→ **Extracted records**
▼

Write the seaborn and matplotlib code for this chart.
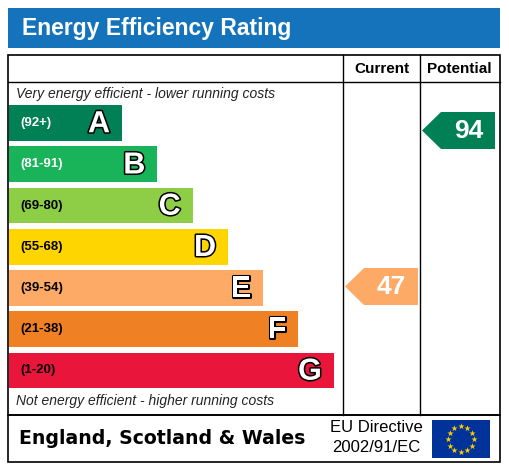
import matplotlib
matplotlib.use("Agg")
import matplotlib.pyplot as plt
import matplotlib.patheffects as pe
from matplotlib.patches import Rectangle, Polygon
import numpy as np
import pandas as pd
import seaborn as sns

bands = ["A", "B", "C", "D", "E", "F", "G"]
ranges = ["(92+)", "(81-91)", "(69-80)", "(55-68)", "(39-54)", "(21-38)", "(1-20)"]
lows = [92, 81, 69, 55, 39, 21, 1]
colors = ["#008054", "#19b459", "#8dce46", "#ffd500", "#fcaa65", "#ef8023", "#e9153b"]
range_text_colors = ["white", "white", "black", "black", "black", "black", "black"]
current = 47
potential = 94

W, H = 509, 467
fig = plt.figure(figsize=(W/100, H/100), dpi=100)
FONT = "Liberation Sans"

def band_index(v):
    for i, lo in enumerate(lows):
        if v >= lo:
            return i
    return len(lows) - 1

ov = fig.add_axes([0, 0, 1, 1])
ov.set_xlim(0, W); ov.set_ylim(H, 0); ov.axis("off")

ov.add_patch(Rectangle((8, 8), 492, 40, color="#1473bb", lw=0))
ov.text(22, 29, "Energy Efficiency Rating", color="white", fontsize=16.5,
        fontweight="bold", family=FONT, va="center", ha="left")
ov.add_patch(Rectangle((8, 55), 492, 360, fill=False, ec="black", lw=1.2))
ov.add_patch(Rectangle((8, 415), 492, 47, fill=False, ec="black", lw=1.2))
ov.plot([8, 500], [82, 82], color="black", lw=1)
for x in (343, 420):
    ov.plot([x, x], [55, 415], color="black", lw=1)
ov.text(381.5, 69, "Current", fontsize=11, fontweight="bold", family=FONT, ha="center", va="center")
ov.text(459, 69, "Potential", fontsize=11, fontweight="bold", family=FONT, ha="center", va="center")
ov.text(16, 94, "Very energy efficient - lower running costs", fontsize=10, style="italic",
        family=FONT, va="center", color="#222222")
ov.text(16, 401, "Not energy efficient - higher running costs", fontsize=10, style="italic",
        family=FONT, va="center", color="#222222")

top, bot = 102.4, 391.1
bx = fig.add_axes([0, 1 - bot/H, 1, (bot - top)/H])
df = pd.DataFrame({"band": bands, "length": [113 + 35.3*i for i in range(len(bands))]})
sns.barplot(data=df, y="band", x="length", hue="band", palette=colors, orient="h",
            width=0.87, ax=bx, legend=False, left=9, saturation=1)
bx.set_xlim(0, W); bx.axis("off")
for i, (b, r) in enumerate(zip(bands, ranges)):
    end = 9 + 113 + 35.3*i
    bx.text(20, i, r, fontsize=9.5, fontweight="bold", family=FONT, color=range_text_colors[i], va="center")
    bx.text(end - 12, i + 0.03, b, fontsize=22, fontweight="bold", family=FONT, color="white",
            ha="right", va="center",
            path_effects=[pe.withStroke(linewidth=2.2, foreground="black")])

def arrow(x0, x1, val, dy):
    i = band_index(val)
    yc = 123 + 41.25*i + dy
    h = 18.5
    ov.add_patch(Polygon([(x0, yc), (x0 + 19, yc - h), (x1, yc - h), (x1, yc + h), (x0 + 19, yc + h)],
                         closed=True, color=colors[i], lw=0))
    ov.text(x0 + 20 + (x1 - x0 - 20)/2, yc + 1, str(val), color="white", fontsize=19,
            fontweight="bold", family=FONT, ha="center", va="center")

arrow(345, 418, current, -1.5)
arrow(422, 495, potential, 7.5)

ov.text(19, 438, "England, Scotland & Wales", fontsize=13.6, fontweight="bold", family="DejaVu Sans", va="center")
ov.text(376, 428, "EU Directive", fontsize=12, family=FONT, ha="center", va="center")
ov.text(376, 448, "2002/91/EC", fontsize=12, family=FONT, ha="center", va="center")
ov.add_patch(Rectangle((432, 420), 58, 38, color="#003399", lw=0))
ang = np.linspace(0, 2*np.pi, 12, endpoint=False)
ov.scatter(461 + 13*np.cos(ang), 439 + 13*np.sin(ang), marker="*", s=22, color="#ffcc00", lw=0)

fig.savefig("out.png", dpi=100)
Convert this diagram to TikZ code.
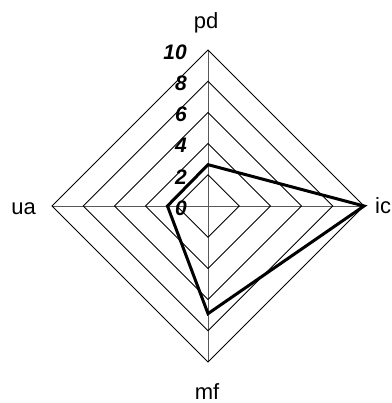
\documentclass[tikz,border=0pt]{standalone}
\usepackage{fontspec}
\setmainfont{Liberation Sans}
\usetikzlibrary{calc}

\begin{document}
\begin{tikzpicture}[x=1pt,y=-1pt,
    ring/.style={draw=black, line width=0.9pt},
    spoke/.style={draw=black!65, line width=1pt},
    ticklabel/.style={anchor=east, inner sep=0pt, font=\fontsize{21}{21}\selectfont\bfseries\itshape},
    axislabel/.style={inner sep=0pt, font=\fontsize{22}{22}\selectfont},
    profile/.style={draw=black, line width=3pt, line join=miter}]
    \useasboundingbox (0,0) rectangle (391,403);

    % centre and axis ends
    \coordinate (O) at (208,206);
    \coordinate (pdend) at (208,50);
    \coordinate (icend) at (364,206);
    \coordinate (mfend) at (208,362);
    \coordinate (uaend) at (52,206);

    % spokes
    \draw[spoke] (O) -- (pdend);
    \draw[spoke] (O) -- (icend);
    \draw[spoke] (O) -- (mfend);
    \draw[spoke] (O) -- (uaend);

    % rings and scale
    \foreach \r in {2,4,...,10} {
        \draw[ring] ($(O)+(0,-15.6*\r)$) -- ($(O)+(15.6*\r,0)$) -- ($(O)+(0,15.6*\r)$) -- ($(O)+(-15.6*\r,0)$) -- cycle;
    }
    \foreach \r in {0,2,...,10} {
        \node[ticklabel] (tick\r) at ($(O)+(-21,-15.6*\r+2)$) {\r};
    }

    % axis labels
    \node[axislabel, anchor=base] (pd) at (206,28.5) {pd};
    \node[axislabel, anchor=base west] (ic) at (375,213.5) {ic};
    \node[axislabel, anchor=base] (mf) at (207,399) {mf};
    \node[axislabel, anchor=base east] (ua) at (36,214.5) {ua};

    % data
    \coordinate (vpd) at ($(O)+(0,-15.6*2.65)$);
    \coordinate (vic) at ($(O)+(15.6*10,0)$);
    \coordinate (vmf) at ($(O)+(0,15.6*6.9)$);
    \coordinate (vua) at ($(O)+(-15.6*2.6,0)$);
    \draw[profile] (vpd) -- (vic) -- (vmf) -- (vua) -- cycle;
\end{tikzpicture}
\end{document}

▲

→ **Written problem**
Omit pictures; set down the rest of the material word for word.

→ **Result**
Write the seaborn and matplotlib code for this chart.
import matplotlib
matplotlib.use("Agg")
import matplotlib.pyplot as plt
import matplotlib.patheffects as pe
from matplotlib.patches import Rectangle, Polygon
import numpy as np
import pandas as pd
import seaborn as sns

bands = ["A", "B", "C", "D", "E", "F", "G"]
ranges = ["(92+)", "(81-91)", "(69-80)", "(55-68)", "(39-54)", "(21-38)", "(1-20)"]
lows = [92, 81, 69, 55, 39, 21, 1]
colors = ["#008054", "#19b459", "#8dce46", "#ffd500", "#fcaa65", "#ef8023", "#e9153b"]
range_text_colors = ["white", "white", "black", "black", "black", "black", "black"]
current = 47
potential = 94

W, H = 509, 467
fig = plt.figure(figsize=(W/100, H/100), dpi=100)
FONT = "Liberation Sans"

def band_index(v):
    for i, lo in enumerate(lows):
        if v >= lo:
            return i
    return len(lows) - 1

ov = fig.add_axes([0, 0, 1, 1])
ov.set_xlim(0, W); ov.set_ylim(H, 0); ov.axis("off")

ov.add_patch(Rectangle((8, 8), 492, 40, color="#1473bb", lw=0))
ov.text(22, 29, "Energy Efficiency Rating", color="white", fontsize=16.5,
        fontweight="bold", family=FONT, va="center", ha="left")
ov.add_patch(Rectangle((8, 55), 492, 360, fill=False, ec="black", lw=1.2))
ov.add_patch(Rectangle((8, 415), 492, 47, fill=False, ec="black", lw=1.2))
ov.plot([8, 500], [82, 82], color="black", lw=1)
for x in (343, 420):
    ov.plot([x, x], [55, 415], color="black", lw=1)
ov.text(381.5, 69, "Current", fontsize=11, fontweight="bold", family=FONT, ha="center", va="center")
ov.text(459, 69, "Potential", fontsize=11, fontweight="bold", family=FONT, ha="center", va="center")
ov.text(16, 94, "Very energy efficient - lower running costs", fontsize=10, style="italic",
        family=FONT, va="center", color="#222222")
ov.text(16, 401, "Not energy efficient - higher running costs", fontsize=10, style="italic",
        family=FONT, va="center", color="#222222")

top, bot = 102.4, 391.1
bx = fig.add_axes([0, 1 - bot/H, 1, (bot - top)/H])
df = pd.DataFrame({"band": bands, "length": [113 + 35.3*i for i in range(len(bands))]})
sns.barplot(data=df, y="band", x="length", hue="band", palette=colors, orient="h",
            width=0.87, ax=bx, legend=False, left=9, saturation=1)
bx.set_xlim(0, W); bx.axis("off")
for i, (b, r) in enumerate(zip(bands, ranges)):
    end = 9 + 113 + 35.3*i
    bx.text(20, i, r, fontsize=9.5, fontweight="bold", family=FONT, color=range_text_colors[i], va="center")
    bx.text(end - 12, i + 0.03, b, fontsize=22, fontweight="bold", family=FONT, color="white",
            ha="right", va="center",
            path_effects=[pe.withStroke(linewidth=2.2, foreground="black")])

def arrow(x0, x1, val, dy):
    i = band_index(val)
    yc = 123 + 41.25*i + dy
    h = 18.5
    ov.add_patch(Polygon([(x0, yc), (x0 + 19, yc - h), (x1, yc - h), (x1, yc + h), (x0 + 19, yc + h)],
                         closed=True, color=colors[i], lw=0))
    ov.text(x0 + 20 + (x1 - x0 - 20)/2, yc + 1, str(val), color="white", fontsize=19,
            fontweight="bold", family=FONT, ha="center", va="center")

arrow(345, 418, current, -1.5)
arrow(422, 495, potential, 7.5)

ov.text(19, 438, "England, Scotland & Wales", fontsize=13.6, fontweight="bold", family="DejaVu Sans", va="center")
ov.text(376, 428, "EU Directive", fontsize=12, family=FONT, ha="center", va="center")
ov.text(376, 448, "2002/91/EC", fontsize=12, family=FONT, ha="center", va="center")
ov.add_patch(Rectangle((432, 420), 58, 38, color="#003399", lw=0))
ang = np.linspace(0, 2*np.pi, 12, endpoint=False)
ov.scatter(461 + 13*np.cos(ang), 439 + 13*np.sin(ang), marker="*", s=22, color="#ffcc00", lw=0)

fig.savefig("out.png", dpi=100)
Convert this diagram to TikZ code.
\documentclass[tikz,border=0pt]{standalone}
\usepackage{fontspec}
\setmainfont{Liberation Sans}
\usetikzlibrary{calc}

\begin{document}
\begin{tikzpicture}[x=1pt,y=-1pt,
    ring/.style={draw=black, line width=0.9pt},
    spoke/.style={draw=black!65, line width=1pt},
    ticklabel/.style={anchor=east, inner sep=0pt, font=\fontsize{21}{21}\selectfont\bfseries\itshape},
    axislabel/.style={inner sep=0pt, font=\fontsize{22}{22}\selectfont},
    profile/.style={draw=black, line width=3pt, line join=miter}]
    \useasboundingbox (0,0) rectangle (391,403);

    % centre and axis ends
    \coordinate (O) at (208,206);
    \coordinate (pdend) at (208,50);
    \coordinate (icend) at (364,206);
    \coordinate (mfend) at (208,362);
    \coordinate (uaend) at (52,206);

    % spokes
    \draw[spoke] (O) -- (pdend);
    \draw[spoke] (O) -- (icend);
    \draw[spoke] (O) -- (mfend);
    \draw[spoke] (O) -- (uaend);

    % rings and scale
    \foreach \r in {2,4,...,10} {
        \draw[ring] ($(O)+(0,-15.6*\r)$) -- ($(O)+(15.6*\r,0)$) -- ($(O)+(0,15.6*\r)$) -- ($(O)+(-15.6*\r,0)$) -- cycle;
    }
    \foreach \r in {0,2,...,10} {
        \node[ticklabel] (tick\r) at ($(O)+(-21,-15.6*\r+2)$) {\r};
    }

    % axis labels
    \node[axislabel, anchor=base] (pd) at (206,28.5) {pd};
    \node[axislabel, anchor=base west] (ic) at (375,213.5) {ic};
    \node[axislabel, anchor=base] (mf) at (207,399) {mf};
    \node[axislabel, anchor=base east] (ua) at (36,214.5) {ua};

    % data
    \coordinate (vpd) at ($(O)+(0,-15.6*2.65)$);
    \coordinate (vic) at ($(O)+(15.6*10,0)$);
    \coordinate (vmf) at ($(O)+(0,15.6*6.9)$);
    \coordinate (vua) at ($(O)+(-15.6*2.6,0)$);
    \draw[profile] (vpd) -- (vic) -- (vmf) -- (vua) -- cycle;
\end{tikzpicture}
\end{document}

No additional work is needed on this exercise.